Types of Triangulation:
There are many ways of triangulating research methods and data:
-
Investigator triangulation uses one or more researchers to gather and interpret data. Therefore, in checking the validity and reliability of this observational study, a researcher could check the results with another researcher or another bus to see if they achieve similar results.
-
Methodological triangulation utilises one or more than one method for gathering data. A researcher may use a questionnaire with bus passengers to ascertain their views on politeness on public transport to see if they correspond with the research question.
Reliability
How easy is it for you or another observer to repeat the study and would it lead to similar findings if the study was conducted on another bus? Or in another town? Or at another time of day? This can only be determined by repeating the observation numerous times and comparing the data.
For qualitative data, reliability is harder to assess due to its subjective nature. However, triangulation (mentioned in the paragraph above) could be one possible method for assessing reliability. Other methods available to researchers are inter-rater reliability and the test-retest method.
If there are two or more observers, inter-rater reliability gives a measure as to how much agreement there is between researchers when conducting an observation. If researchers are in agreement about the behavioural categories, and note similar observations in similar circumstances, this would suggest there is reliability. However, a lack of consensus may mean that the behavioural categories used may need to be revised to ensure reliability.
Alternatively, in the test-retest method, a researcher could conduct the observation and then conduct it again a day, week or month later on the same bus route to see if similar results are achieved.
Generalisability
In assessing if you can generalise from your observations you will need to consider your sample. The time of day at which you conducted your observations may affect the sample achieved. The ages of the participants also need to be considered. An equal distribution of ages within the sample will minimise bias.
For instance, a larger proportion of retired people on the bus may result in more polite interactions being observed as such participants may be less time pressured and hold more traditional values of respect and politeness.
Credibility
In summary, how credible is your experiment?

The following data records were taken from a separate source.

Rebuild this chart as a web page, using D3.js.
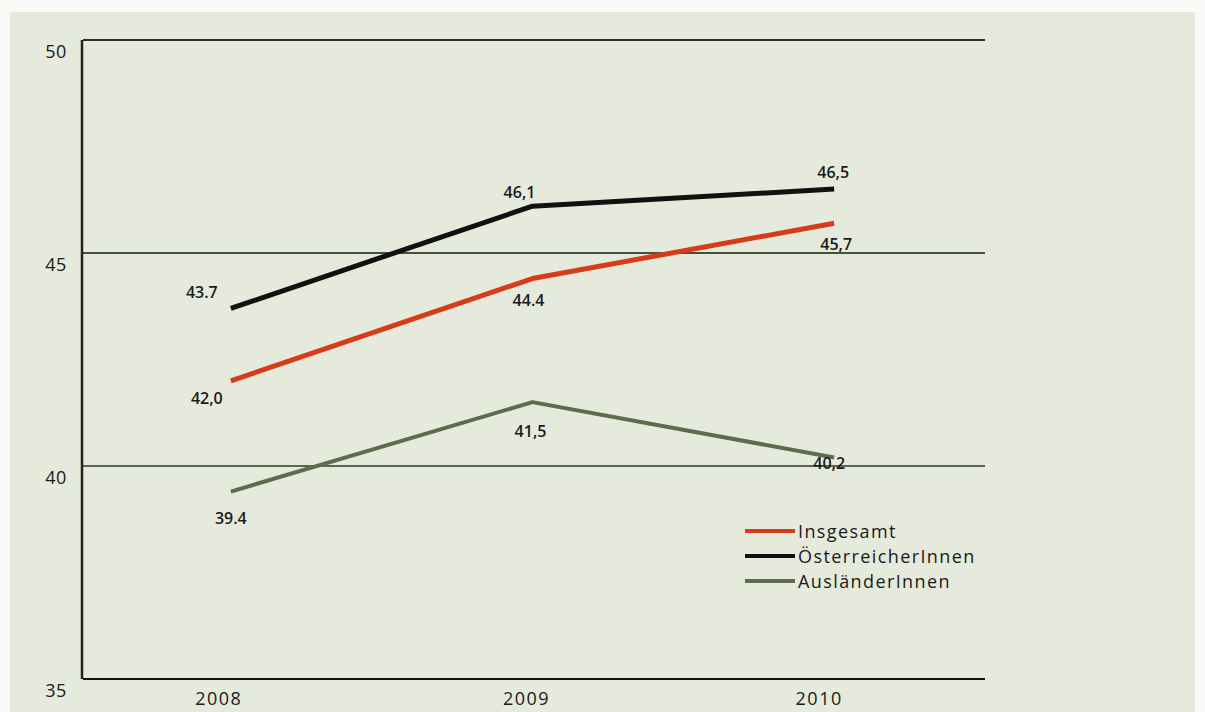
<!DOCTYPE html>
<html><head><meta charset="utf-8">
<script src="https://cdn.jsdelivr.net/npm/d3@7"></script>
<style>
html,body{margin:0;padding:0;background:#fafaf8;}
svg{display:block;}
text{font-family:"Open Sans","DejaVu Sans",sans-serif;fill:#1a1a1a;}
</style></head><body>
<script>
const years = ["2008", "2009", "2010"];
const insgesamt = [42.0, 44.4, 45.7];
const oesterreicher = [43.7, 46.1, 46.5];
const auslaender = [39.4, 41.5, 40.2];
const insgesamtLabels = ["42,0", "44.4", "45,7"];
const oesterreicherLabels = ["43.7", "46,1", "46,5"];
const auslaenderLabels = ["39.4", "41,5", "40,2"];
const yTicks = [35, 40, 45, 50];
const seriesNames = ["Insgesamt", "ÖsterreicherInnen", "AusländerInnen"];

const W = 1205, H = 712;
const svg = d3.select("body").append("svg").attr("width", W).attr("height", H);

// scanned paper background
svg.append("rect").attr("x", 10).attr("y", 12).attr("width", 1185).attr("height", 700).attr("fill", "#e5eadc");

const x = d3.scalePoint().domain(years).range([80, 985]).padding(0.5);
const y = d3.scaleLinear().domain([35, 50]).range([679, 40]);

// gridlines
const gridColor = {50: "#2a2e26", 45: "#45503d", 40: "#5a6650", 35: "#111"};
svg.append("g").selectAll("line").data(yTicks).join("line")
  .attr("x1", 83).attr("x2", 985)
  .attr("y1", d => y(d)).attr("y2", d => y(d))
  .attr("stroke", d => gridColor[d]).attr("stroke-width", 2);
// left axis
svg.append("line").attr("x1", 82).attr("x2", 82).attr("y1", y(50)).attr("y2", y(35))
  .attr("stroke", "#222").attr("stroke-width", 2.5);

// y tick labels
svg.append("g").selectAll("text").data(yTicks).join("text")
  .attr("x", 56).attr("y", d => y(d) + 18)
  .attr("text-anchor", "middle").attr("font-size", 18).attr("letter-spacing", 0.5).text(d => d);

// x labels
const xLabelShift = [-12, -6, -15];
svg.append("g").selectAll("text").data(years).join("text")
  .attr("x", (d, i) => x(d) + xLabelShift[i]).attr("y", 705)
  .attr("text-anchor", "middle").attr("font-size", 18).attr("letter-spacing", 1.5).text(d => d);

const line = d3.line().x((d, i) => x(years[i])).y(d => y(d));
const series = [
  {vals: auslaender, color: "#5d6b4e", w: 4, labels: auslaenderLabels, dx: [0, -2, -5], dy: [32, 35, 12]},
  {vals: insgesamt, color: "#d63c1c", w: 5, labels: insgesamtLabels, dx: [-24, -4, 2], dy: [23, 27, 27]},
  {vals: oesterreicher, color: "#111111", w: 5, labels: oesterreicherLabels, dx: [-29, -13, -1], dy: [-10, -8, -11]}
];
series.forEach(s => {
  svg.append("path").datum(s.vals).attr("d", line)
    .attr("fill", "none").attr("stroke", s.color).attr("stroke-width", s.w)
    .attr("stroke-linejoin", "round");
  svg.append("g").selectAll("text").data(s.vals).join("text")
    .attr("x", (d, i) => x(years[i]) + s.dx[i])
    .attr("y", (d, i) => y(d) + s.dy[i])
    .attr("text-anchor", "middle").attr("font-size", 16).attr("font-weight", 600)
    .text((d, i) => s.labels[i]);
});

// legend
const legColors = ["#d63c1c", "#111111", "#5d6b4e"];
const leg = svg.append("g");
seriesNames.forEach((n, i) => {
  const ly = 531 + i * 25;
  leg.append("line").attr("x1", 745).attr("x2", 795).attr("y1", ly).attr("y2", ly)
    .attr("stroke", legColors[i]).attr("stroke-width", 4);
  leg.append("text").attr("x", 798).attr("y", ly + 7).attr("font-size", 18)
    .attr("letter-spacing", 1.4).text(n);
});
</script>
</body></html>
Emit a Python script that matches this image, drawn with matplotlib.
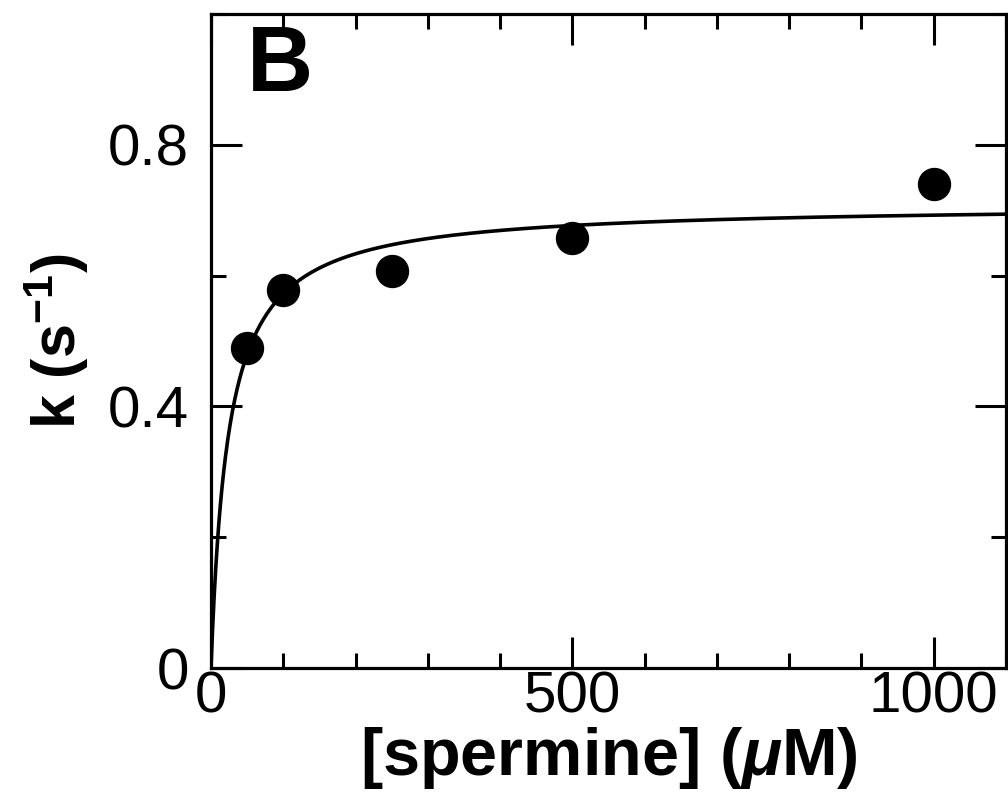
import numpy as np
import matplotlib
matplotlib.use("Agg")
import matplotlib.pyplot as plt
from matplotlib.ticker import MultipleLocator, FixedLocator

# Data
spermine_uM = [50, 100, 250, 500, 1000]
k_obs = [0.489, 0.578, 0.607, 0.658, 0.740]
# hyperbolic fit parameters
fit_kmax = 0.709
fit_Kd = 23.9
x_ticks = [0, 500, 1000]
x_ticklabels = ["0", "500", "1000"]
y_ticks = [0, 0.4, 0.8]
y_ticklabels = ["0", "0.4", "0.8"]

plt.rcParams['font.family'] = ['Liberation Sans', 'DejaVu Sans']
plt.rcParams['mathtext.fontset'] = 'custom'
plt.rcParams['mathtext.rm'] = 'Liberation Sans:bold'
plt.rcParams['mathtext.bf'] = 'Liberation Sans:bold'
plt.rcParams['mathtext.it'] = 'Liberation Sans:italic:bold'

fig = plt.figure(figsize=(10.08, 7.92), dpi=100)
ax = fig.add_axes([211/1008, 1 - 668/792, (1006 - 211)/1008, (668 - 14)/792])

xfit = np.linspace(0, 1100, 1000)
yfit = fit_kmax * xfit / (fit_Kd + xfit)
ax.plot(xfit, yfit, color='black', lw=2.6, solid_capstyle='butt', zorder=2)
ax.plot(spermine_uM, k_obs, 'o', color='black', ms=23, zorder=3, clip_on=False)

ax.set_xlim(0, 1100)
ax.set_ylim(0, 1.0)
ax.xaxis.set_major_locator(FixedLocator(x_ticks))
ax.set_xticklabels(x_ticklabels)
ax.xaxis.set_minor_locator(MultipleLocator(100))
ax.yaxis.set_major_locator(FixedLocator(y_ticks))
ax.set_yticklabels(y_ticklabels)
ax.yaxis.set_minor_locator(MultipleLocator(0.2))

for s in ax.spines.values():
    s.set_linewidth(2.3)
ax.tick_params(which='both', direction='in', top=True, right=True, width=2.2, labelsize=42)
ax.tick_params(which='major', length=22)
ax.tick_params(which='minor', length=11)
ax.tick_params(axis='x', pad=2)
ax.tick_params(axis='y', pad=16)

ax.set_xlabel(r"[spermine] ($\mu$M)", fontsize=48, fontweight='bold', labelpad=0)
ax.set_ylabel(r"k (s$^{\mathbf{-1}}$)", fontsize=44, fontweight='bold', labelpad=12)

ax.text(0.045, 0.985, "B", transform=ax.transAxes, fontsize=66, fontweight='bold',
        va='top', ha='left')

fig.savefig("out.png", dpi=100)
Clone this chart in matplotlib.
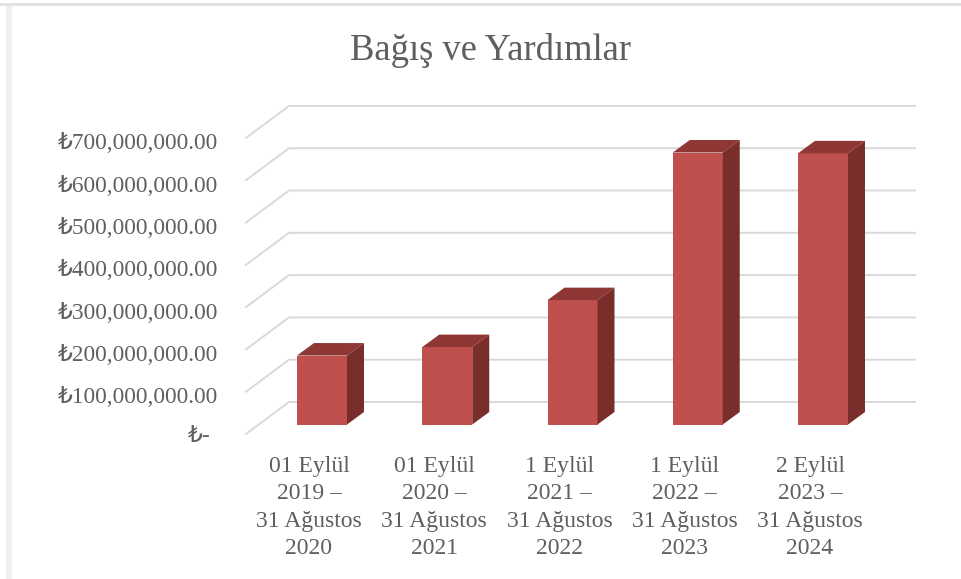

Science would suggest that the credibility of the research is dependent on how the research meets the scientific principles mentioned earlier in the topic such as replicability, measurable phenomena, etc. At the very least, you should weigh up the overall strengths and weaknesses of your study.
On one hand, a naturalistic observation is a valid form of measurement. However, your observation is likely to be carried out at a certain time of day and therefore it will influence the sample achieved, which can pose potential problems when generalised to other populations and situations. A number of repeated observations may be required to assess its overall effectiveness.
Key Points to Remember:
- Observational research can collect both quantitative and qualitative data to investigate gender differences in prosocial behaviour.
- Quantitative data is analysed using the chi-squared test when data is nominal and participants fall into distinct categories.
- The chi-squared test involves calculating expected values, computing the test statistic, and comparing it to critical values based on degrees of freedom.
- Qualitative data is analysed using thematic analysis, which involves familiarisation, generating codes, searching for themes, reviewing themes, and defining themes.
- Evaluation of observational studies must address validity, reliability, generalisability and credibility, considering factors such as the naturalistic setting, inter-rater reliability, triangulation, and sample characteristics.